“Nothing is as scary as nothing. It has this way of making you feel small, feel irrelevant. Feel like- funnily enough- you’re nothing. Sometimes, when you’re feeling really content with yourself, it’ll sneak up on you and mock you. It’ll say, Come on Picasso, Let’s see what you’ve got. Ask anyone who’s faced a blank sheet of paper. They’ll tell you, it’s the stuff of nightmares. When your head hits the pillow. it whispers in your ear and drives fear in your heart”
Hold on now. What?
Sigh. Urban Ladder, why did you do this? Did you all sit down for a meeting and decide that your audience was young, and urban and cool, and you had to connect with them; speak to them in a language they’d understand? Did you pin up coloured post-its on your walls with words like ‘create’ ‘unbound’ ‘freedom’… ‘butterfly’ (This is what happened, isn’t it?)
I can practically see how it all panned out. Your brand was growing, and changing. (that’s great) You needed a new identity (this is true) You decided that your in-house team would handle this. (questionable, but okay) You put together a brief, you struggled, you caved- Let’s have it look more designed, you said.
So you pick a troubling humanist sans serif typeface and you (badly) pair it with a painfully kerned out lowercase serif, (please tell me who told you this was a good idea) you marginally tweak your old symbol and add a gradient (Instagram did it; good enough) and you force in a gif (because what is your brand really, if you don’t have an animated gif?) and there you go! All done. You successfully managed to make your previous meh logo look good.
And that video. Can we talk about that please? Because I really want to know why the first frame has a pair of feet entwined in a crumpled blanket on the floor. Or what you were thinking when you styled a glass with sharpened pencils and a feather next to a Route 66 Tin and an old Mac Book Pro. Oh and that ancient television with the animals propped up on it (seriously, who are you talking to?) Was style all you were thinking about? You managed to check all the pretentious boxes in a minute and ten seconds. Don’t think I didn’t see what you did there with that wonderful bearded hipster and the reindeer wallpaper (and the vintage phone he owns) and the other bespectacled gentleman who makes an appearance after the fake-eyelash-woman, potter, photographer, artist, origami-making-child and inexplicable butterfly-holding-lady.

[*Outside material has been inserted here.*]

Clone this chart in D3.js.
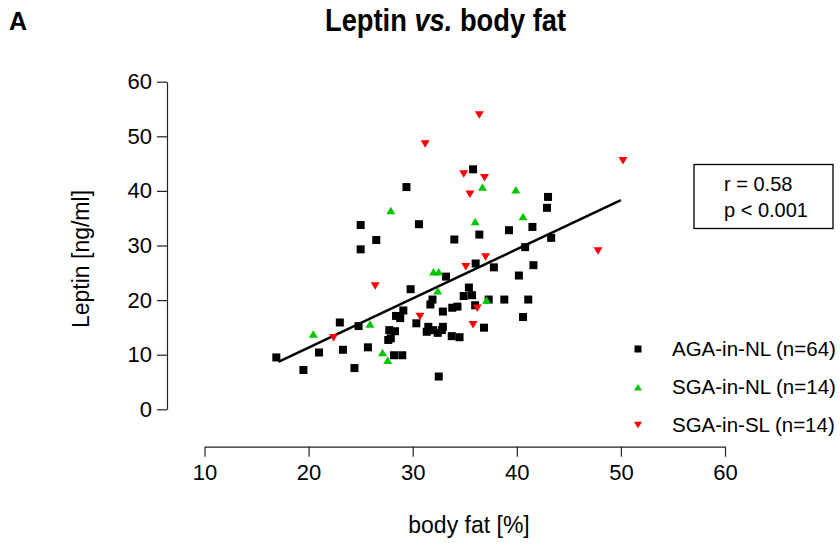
<!DOCTYPE html>
<html>
<head>
<meta charset="utf-8">
<script src="https://cdn.jsdelivr.net/npm/d3@7"></script>
<style>
  body { margin: 0; background: #fff; }
  svg text { font-family: "Liberation Sans", Arial, sans-serif; fill: #000; }
</style>
</head>
<body>
<div id="chart"></div>
<script>
// body fat [%] and leptin [ng/ml] per group
var agaFat = [25.0, 35.8, 29.4, 30.6, 36.4, 26.5, 34.0, 25.0, 43.0, 42.9, 41.5, 39.25, 43.3, 40.8,
    23.0, 24.8, 21.0, 23.3, 16.9, 19.5, 24.4, 36.05, 37.8, 33.2, 29.8, 35.4, 34.9, 35.7, 31.9, 31.7,
    37.3, 36.0, 33.8, 34.3, 32.9, 29.1, 28.4, 28.8, 30.35, 36.85, 31.5, 31.35, 32.4, 32.9, 32.8,
    27.75, 28.3, 27.9, 27.65, 33.75, 34.5, 25.7, 28.2, 29.0, 32.5, 41.6, 40.2, 38.8, 41.1, 40.6, 31.95];
var agaLep = [33.75, 43.95, 40.7, 33.9, 32.0, 31.0, 31.1, 29.3, 38.9, 36.9, 33.4, 32.8, 31.4, 29.7,
    15.9, 15.25, 10.4, 10.9, 9.5, 7.2, 7.55, 26.7, 26.0, 24.3, 22.0, 22.3, 20.75, 20.9, 20.1, 19.2,
    20.1, 19.05, 18.6, 18.8, 17.9, 18.1, 17.1, 16.7, 15.75, 14.95, 15.1, 14.2, 14.0, 15.1, 14.5,
    14.5, 14.3, 13.0, 12.7, 13.4, 13.2, 11.35, 9.9, 9.9, 6.0, 26.4, 24.5, 20.1, 20.1, 16.9, 14.5];

var sgaNlFat = [36.7, 27.9, 36.0, 39.9, 40.6, 32.0, 32.5, 32.4, 37.1, 25.9, 20.45, 27.1, 27.6];
var sgaNlLep = [40.7, 36.4, 34.4, 40.2, 35.3, 25.2, 25.2, 21.7, 20.0, 15.6, 13.8, 10.4, 9.0];

var sgaSlFat = [36.4, 31.2, 34.9, 36.9, 35.5, 50.2, 47.8, 37.0, 35.1, 26.4, 36.2, 30.7, 35.8, 22.4];
var sgaSlLep = [53.9, 48.6, 43.1, 42.4, 39.4, 45.5, 29.0, 27.9, 26.1, 22.6, 18.5, 17.0, 15.5, 13.1];

// regression line end points
var fitX = [17.1, 50.0];
var fitY = [8.7, 38.3];

var xTicks = [10, 20, 30, 40, 50, 60];
var yTicks = [0, 10, 20, 30, 40, 50, 60];

var legendLabels = ["AGA-in-NL (n=64)", "SGA-in-NL (n=14)", "SGA-in-SL (n=14)"];
var statLines = ["r = 0.58", "p < 0.001"];

var width = 840, height = 550;
var svg = d3.select("#chart").append("svg")
    .attr("width", width)
    .attr("height", height);

var x = d3.scaleLinear().domain([10, 60]).range([204.5, 725]);
var y = d3.scaleLinear().domain([0, 60]).range([409.3, 81.7]);

// axes, set off from the plot like in R
var yAxis = svg.append("g")
    .attr("transform", "translate(167,0)")
    .call(d3.axisLeft(y).tickValues(yTicks).tickSize(10).tickSizeOuter(0).tickPadding(5));
var xAxis = svg.append("g")
    .attr("transform", "translate(0,446.7)")
    .call(d3.axisBottom(x).tickValues(xTicks).tickSize(10).tickSizeOuter(0).tickPadding(8));

[xAxis, yAxis].forEach(function(ax) {
    ax.selectAll("path, line").attr("stroke", "#222").attr("stroke-width", 1.2);
    ax.selectAll("text").style("font-size", "22px").attr("fill", "#000")
        .style("font-family", "'Liberation Sans', Arial, sans-serif");
});

// regression line
svg.append("line")
    .attr("x1", x(fitX[0])).attr("y1", y(fitY[0]))
    .attr("x2", x(fitX[1])).attr("y2", y(fitY[1]))
    .attr("stroke", "#000")
    .attr("stroke-width", 2.5);

function triUp(w, h) {
    return "M0," + (-h / 2) + "L" + (w / 2) + "," + (h / 2) + "L" + (-w / 2) + "," + (h / 2) + "Z";
}
function triDown(w, h) {
    return "M0," + (h / 2) + "L" + (w / 2) + "," + (-h / 2) + "L" + (-w / 2) + "," + (-h / 2) + "Z";
}

var sq = 8;
svg.append("g").selectAll("rect")
    .data(d3.range(agaFat.length))
    .join("rect")
    .attr("x", function(i) { return x(agaFat[i]) - sq / 2; })
    .attr("y", function(i) { return y(agaLep[i]) - sq / 2; })
    .attr("width", sq).attr("height", sq)
    .attr("fill", "#000");

svg.append("g").selectAll("path")
    .data(d3.range(sgaNlFat.length))
    .join("path")
    .attr("d", triUp(9, 7.5))
    .attr("transform", function(i) { return "translate(" + x(sgaNlFat[i]) + "," + y(sgaNlLep[i]) + ")"; })
    .attr("fill", "#00c800");

svg.append("g").selectAll("path")
    .data(d3.range(sgaSlFat.length))
    .join("path")
    .attr("d", triDown(9, 7.5))
    .attr("transform", function(i) { return "translate(" + x(sgaSlFat[i]) + "," + y(sgaSlLep[i]) + ")"; })
    .attr("fill", "#ff0000");

// titles
svg.append("text")
    .attr("x", 9).attr("y", 30)
    .style("font-size", "25px").style("font-weight", "bold")
    .text("A");

// title in three pieces, squeezed to the width it has in the picture
var titleParts = [
    {t: "Leptin", x0: 325, len: 81.8, it: false},
    {t: "vs.", x0: 414.4, len: 37.9, it: true},
    {t: "body fat", x0: 459.9, len: 106.1, it: false}
];
svg.selectAll(".title")
    .data(titleParts)
    .join("text")
    .attr("class", "title")
    .attr("x", function(d) { return d.x0; })
    .attr("y", 31)
    .attr("textLength", function(d) { return d.len; })
    .attr("lengthAdjust", "spacingAndGlyphs")
    .style("font-size", "31px").style("font-weight", "bold")
    .style("font-style", function(d) { return d.it ? "italic" : "normal"; })
    .text(function(d) { return d.t; });

svg.append("text")
    .attr("x", 469).attr("y", 533)
    .attr("text-anchor", "middle")
    .style("font-size", "23px")
    .text("body fat [%]");

svg.append("text")
    .attr("transform", "translate(89,259) rotate(-90)")
    .attr("text-anchor", "middle")
    .style("font-size", "23px")
    .text("Leptin [ng/ml]");

// stats box
svg.append("rect")
    .attr("x", 694).attr("y", 164.5)
    .attr("width", 139).attr("height", 64)
    .attr("fill", "none")
    .attr("stroke", "#000")
    .attr("stroke-width", 1.3);
svg.selectAll(".stat")
    .data(statLines)
    .join("text")
    .attr("class", "stat")
    .attr("x", 724)
    .attr("y", function(d, i) { return 191 + i * 26; })
    .style("font-size", "20px")
    .text(function(d) { return d; });

// legend
var legendY = [349, 387.3, 425];
var leg = svg.append("g");
leg.append("rect")
    .attr("x", 638 - 3.5).attr("y", legendY[0] - 3.5)
    .attr("width", 7).attr("height", 7)
    .attr("fill", "#000");
leg.append("path")
    .attr("d", triUp(8, 6.5))
    .attr("transform", "translate(638," + legendY[1] + ")")
    .attr("fill", "#00c800");
leg.append("path")
    .attr("d", triDown(8, 6.5))
    .attr("transform", "translate(638," + legendY[2] + ")")
    .attr("fill", "#ff0000");
leg.selectAll(".lab")
    .data(legendLabels)
    .join("text")
    .attr("class", "lab")
    .attr("x", 672)
    .attr("y", function(d, i) { return legendY[i] + 7; })
    .style("font-size", "20.5px")
    .text(function(d) { return d; });
</script>
</body>
</html>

You say, “You’ll see us live this philosophy in many ways. Our new lines of products will reflect the changing sensibilities. We will launch new experiences and technologies that let every individual play designer. Also, a new look and voice that reflects our renewed purpose.” And what is that purpose exactly?
Let’s cut the bullshit brandspeak about “encouraging every individual to bring out the artist in them, hoping to inspire customers to create something new every time they look at the logo” or that “the new logo depicts the four walls of an empty room. Like a canvas, it’s brimming with possibilities” I want to know why you decided it was ok to pass off a poorly designed logo and a film that made very little sense, to your customers who actually like you. You were young and start-uppy and even though your logo wasn’t the best, you seemed sincere. We trusted you. You told stories of young people furnishing their first apartments, and families building homes together. And now you sound like every other toocoolforschool brand that thinks it’s ok to make no sense, so long as you’re hip while you do it.
You have a great product. You even have a great tag line with “Let’s Create.” And still you managed to drive all your personality into the ground.With that voice (ugh, that voice) and that trite copy, and that dried flower in an empty notebook. Urban Ladder, you could have been so much more.